5445.2022年7月18日(月) 芥川賞5作品候補者がすべて女性とは!

 20日に今年度上半期の芥川賞と直木賞の受賞者が発表される予定である。その内公表された芥川賞5候補作品のすべてが女性作家によるものである。近年女性作家の作品が授賞するケースが目につくようになったが、すべての候補作品が女性になるのは、1935年同賞創設以来のことである。因みに直木賞もノミネートされた5作品のうち4作品が女性によるものである。

 ジェンダー問題がしきりに話題になる時代であるが、その点では文学の世界はジェンダーとは無縁と言っても好い。日本ペンクラブも島崎藤村・初代会長以来18人目の会長として、昨年初めて桐野夏生・女性会長を選出した。

 ただ、個人的な考えであるが、女性作家が女性の視点からいろいろなタイプの作品を書き、文学的価値は別にして必ずしも魅力的な作品はそれほど多いようには思えない。特に、2003年の金原ひとみ著の芥川賞受賞作「蛇にピアス」と、同時授賞の綿矢りさ著「蹴りたい背中」は、いずれも読んでいてまったく興味をそそられなかった。狭い若者の世界で男女間の異常なセックスだけに拘ったような作品で、それらを読んだ時、これが果たして文学作品に値するものかと賞選考に疑問すら覚えたものだ。爾来毎年3月号と9月号に芥川賞と直木賞受賞作品が掲載される「文藝春秋」を読む気分になれず購入しなくなった。

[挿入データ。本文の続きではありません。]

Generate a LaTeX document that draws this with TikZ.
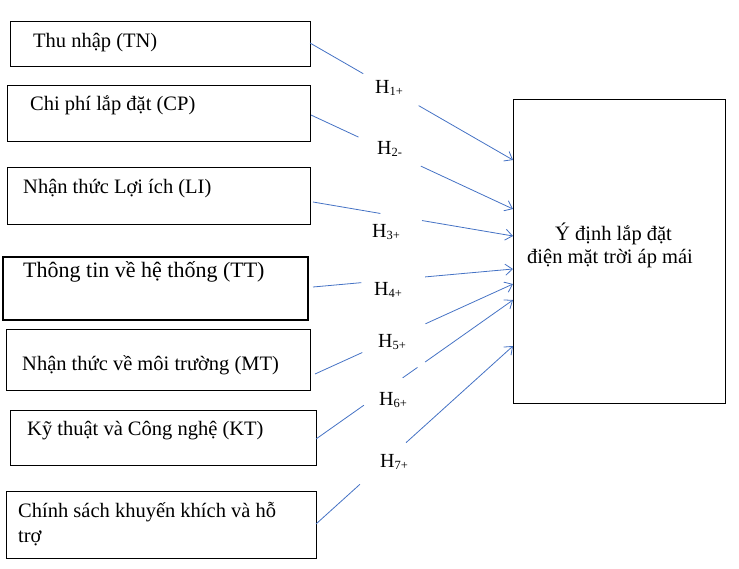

 人格的な問題は別にして山崎豊子、或いは瀬戸内寂聴の作品に興味深いものはある。1993年芥川賞受賞の作家多和田葉子のようにドイツを研究し、長らくドイツに居住してドイツを知り尽くしているような作家が、ドイツの平凡な日常生活について非日常的に取り上げている最近の作品も、実は筆者の意図がよく分からない。実は、彼女が今年2月から朝日新聞朝刊に連載している「白鶴亮翅(ハッカクリョウシ)」というタイトルの作品は、ドイツの自分の交遊範囲の個性的な知人と他愛ない出来事を書き連ねているだけである。後半部でドラマチックな展開があるのかも知れないが、当初はタイトルの意味も分からず、途中で読むのを止めようと思ったくらいであるが、連載4か月後になって漸く文中にタイトルの説明があった。

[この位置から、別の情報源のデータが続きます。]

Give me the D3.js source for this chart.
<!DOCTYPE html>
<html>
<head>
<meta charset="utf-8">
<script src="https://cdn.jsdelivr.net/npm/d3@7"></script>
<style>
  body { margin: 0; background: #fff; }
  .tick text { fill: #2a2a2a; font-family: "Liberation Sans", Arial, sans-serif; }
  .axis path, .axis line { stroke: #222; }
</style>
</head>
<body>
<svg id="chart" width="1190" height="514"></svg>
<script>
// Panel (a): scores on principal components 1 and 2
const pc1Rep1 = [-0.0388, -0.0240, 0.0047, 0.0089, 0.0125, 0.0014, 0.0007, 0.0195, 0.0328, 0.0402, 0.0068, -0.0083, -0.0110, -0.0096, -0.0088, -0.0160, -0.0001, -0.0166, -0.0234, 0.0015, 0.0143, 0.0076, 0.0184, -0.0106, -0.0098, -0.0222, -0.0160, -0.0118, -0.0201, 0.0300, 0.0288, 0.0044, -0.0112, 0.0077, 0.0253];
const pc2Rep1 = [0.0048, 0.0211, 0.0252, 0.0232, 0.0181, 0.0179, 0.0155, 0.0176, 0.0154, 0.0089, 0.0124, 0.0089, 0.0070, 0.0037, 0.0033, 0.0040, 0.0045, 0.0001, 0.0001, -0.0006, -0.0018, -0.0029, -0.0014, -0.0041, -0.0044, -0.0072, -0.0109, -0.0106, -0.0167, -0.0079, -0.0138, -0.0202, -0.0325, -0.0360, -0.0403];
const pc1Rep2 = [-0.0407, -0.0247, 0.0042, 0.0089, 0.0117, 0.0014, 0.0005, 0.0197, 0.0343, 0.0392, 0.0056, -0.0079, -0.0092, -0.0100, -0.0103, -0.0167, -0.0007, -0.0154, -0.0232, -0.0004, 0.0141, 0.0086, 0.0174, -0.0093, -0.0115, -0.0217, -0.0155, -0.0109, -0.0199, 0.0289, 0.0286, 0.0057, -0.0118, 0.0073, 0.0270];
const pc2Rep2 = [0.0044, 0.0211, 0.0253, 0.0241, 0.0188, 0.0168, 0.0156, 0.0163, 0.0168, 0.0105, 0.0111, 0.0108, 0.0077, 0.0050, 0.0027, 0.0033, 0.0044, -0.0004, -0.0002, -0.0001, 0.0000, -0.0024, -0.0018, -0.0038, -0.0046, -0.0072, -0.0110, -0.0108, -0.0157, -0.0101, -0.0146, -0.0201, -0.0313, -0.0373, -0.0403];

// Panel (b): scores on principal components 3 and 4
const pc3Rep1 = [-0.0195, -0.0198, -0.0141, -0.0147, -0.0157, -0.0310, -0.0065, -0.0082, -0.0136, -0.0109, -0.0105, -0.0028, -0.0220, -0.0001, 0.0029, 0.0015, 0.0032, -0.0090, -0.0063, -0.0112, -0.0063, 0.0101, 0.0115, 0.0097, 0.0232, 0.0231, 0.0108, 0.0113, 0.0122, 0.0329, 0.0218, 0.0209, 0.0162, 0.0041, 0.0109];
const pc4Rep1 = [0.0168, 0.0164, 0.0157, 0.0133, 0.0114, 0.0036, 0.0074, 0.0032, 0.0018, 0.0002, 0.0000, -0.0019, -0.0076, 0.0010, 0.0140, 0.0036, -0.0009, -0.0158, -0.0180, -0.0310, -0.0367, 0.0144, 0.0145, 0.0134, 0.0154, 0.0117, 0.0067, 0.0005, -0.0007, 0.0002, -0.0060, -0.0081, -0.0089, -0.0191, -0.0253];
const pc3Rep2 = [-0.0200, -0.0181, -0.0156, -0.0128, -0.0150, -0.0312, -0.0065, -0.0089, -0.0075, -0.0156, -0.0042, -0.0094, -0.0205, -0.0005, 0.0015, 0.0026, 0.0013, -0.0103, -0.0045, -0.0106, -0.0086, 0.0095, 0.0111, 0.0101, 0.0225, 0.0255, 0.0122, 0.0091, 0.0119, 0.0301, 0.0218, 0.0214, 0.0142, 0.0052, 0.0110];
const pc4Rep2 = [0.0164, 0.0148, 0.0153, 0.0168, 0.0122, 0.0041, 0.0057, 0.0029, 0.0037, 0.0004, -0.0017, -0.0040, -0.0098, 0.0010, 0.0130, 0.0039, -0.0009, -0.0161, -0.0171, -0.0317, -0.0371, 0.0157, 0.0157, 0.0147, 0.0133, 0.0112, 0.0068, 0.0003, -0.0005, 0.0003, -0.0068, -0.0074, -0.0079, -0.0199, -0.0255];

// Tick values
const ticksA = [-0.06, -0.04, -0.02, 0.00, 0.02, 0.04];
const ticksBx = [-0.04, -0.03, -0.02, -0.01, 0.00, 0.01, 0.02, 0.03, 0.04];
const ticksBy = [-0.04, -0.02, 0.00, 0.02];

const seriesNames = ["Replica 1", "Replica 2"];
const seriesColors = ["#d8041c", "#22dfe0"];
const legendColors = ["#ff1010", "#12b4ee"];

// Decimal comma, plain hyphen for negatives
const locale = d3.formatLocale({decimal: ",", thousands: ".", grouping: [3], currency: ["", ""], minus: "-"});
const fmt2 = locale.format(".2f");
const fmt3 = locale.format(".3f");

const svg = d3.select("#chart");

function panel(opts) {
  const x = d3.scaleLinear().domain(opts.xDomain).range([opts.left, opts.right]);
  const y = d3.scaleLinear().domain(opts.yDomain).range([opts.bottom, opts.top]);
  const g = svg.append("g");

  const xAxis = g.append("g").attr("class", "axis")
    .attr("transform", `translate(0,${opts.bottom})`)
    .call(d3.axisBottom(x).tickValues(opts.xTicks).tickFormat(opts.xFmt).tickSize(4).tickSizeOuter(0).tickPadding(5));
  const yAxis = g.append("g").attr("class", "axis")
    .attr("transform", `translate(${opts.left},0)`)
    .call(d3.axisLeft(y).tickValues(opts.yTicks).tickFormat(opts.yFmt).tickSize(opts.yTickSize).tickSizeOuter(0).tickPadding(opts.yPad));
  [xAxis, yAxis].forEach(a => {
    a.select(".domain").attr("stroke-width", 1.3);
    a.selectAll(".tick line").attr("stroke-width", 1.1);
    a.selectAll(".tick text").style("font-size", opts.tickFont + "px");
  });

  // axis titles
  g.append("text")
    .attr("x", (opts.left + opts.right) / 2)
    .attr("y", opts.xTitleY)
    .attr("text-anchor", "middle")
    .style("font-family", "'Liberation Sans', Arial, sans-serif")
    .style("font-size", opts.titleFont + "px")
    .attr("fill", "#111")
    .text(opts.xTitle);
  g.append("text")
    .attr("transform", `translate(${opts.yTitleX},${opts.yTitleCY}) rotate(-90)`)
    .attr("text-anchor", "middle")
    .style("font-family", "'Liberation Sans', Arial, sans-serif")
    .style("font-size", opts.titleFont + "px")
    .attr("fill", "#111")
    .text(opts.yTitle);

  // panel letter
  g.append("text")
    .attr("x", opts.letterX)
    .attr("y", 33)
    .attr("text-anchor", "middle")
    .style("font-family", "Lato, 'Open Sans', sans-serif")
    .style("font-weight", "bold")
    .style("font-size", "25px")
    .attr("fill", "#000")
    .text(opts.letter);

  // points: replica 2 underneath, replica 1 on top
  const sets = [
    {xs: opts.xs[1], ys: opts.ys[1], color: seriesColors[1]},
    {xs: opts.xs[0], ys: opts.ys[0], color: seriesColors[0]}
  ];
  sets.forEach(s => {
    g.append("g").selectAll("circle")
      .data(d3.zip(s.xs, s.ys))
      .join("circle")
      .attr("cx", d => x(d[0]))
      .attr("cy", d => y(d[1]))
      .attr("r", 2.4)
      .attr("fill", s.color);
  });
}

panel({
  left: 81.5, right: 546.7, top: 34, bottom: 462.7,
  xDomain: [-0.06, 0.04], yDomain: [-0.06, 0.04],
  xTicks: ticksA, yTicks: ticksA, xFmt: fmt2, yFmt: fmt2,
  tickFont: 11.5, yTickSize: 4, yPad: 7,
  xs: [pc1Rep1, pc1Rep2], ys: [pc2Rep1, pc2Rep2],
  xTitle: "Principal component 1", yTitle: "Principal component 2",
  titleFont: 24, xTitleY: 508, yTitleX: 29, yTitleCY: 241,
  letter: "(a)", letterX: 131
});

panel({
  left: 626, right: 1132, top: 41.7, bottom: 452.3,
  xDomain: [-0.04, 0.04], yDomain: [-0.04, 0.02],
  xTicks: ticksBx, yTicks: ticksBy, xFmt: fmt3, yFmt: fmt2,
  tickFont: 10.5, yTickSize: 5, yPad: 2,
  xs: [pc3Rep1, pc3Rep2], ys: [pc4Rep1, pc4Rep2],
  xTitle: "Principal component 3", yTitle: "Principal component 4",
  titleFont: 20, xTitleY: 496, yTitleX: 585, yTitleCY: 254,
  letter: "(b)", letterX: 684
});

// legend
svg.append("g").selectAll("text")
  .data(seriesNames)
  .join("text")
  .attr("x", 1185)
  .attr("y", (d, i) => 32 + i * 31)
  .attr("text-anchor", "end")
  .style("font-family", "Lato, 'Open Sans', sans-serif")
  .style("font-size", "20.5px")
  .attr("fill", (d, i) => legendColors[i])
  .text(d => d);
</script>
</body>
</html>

 中々難しい言葉だが、「白鶴亮翅」とは、「白い鶴が羽を広げる」と言う意味で、安定した「白」と「亮」は建築物のしっかりした骨組みを伝え、「鶴」と「翅」は煌びやかな装飾模様を加えているということで、豪華な邸宅の様子を表しているということを言っている。だが、ストーリーとのつながりが分らず、今日まで163回の連載を読んでいて身の回りの現実を描いているのだが、どうもピンとこない。

 現在の読者離れの傾向からすると小説は、益々面白くなくなりそうな予感がする。書籍類の販売が落ち込んでいる現実に、すでにその兆候が表れているように今後一層書籍類の販売が伸びなくなるのではないかと気にかかっている。少々子どもじみていると思っているが、学生時代に国内外ものを問わず夢中になった大河小説が、やはり興味津々で歴史的にも勉強になり、それこそがリアルに時代と文化を感じさせ書物の醍醐味を抱かせてくれるのではないかと思っている。むさぼり読んだ「戦争と平和」「静かなるドン」「復活」「モンテ・クリスト伯」「風とともに去りぬ」「三国志」や、「夜明け前」「坊ちゃん」「新平家物語」、司馬遼太郎ものなどが懐かしい。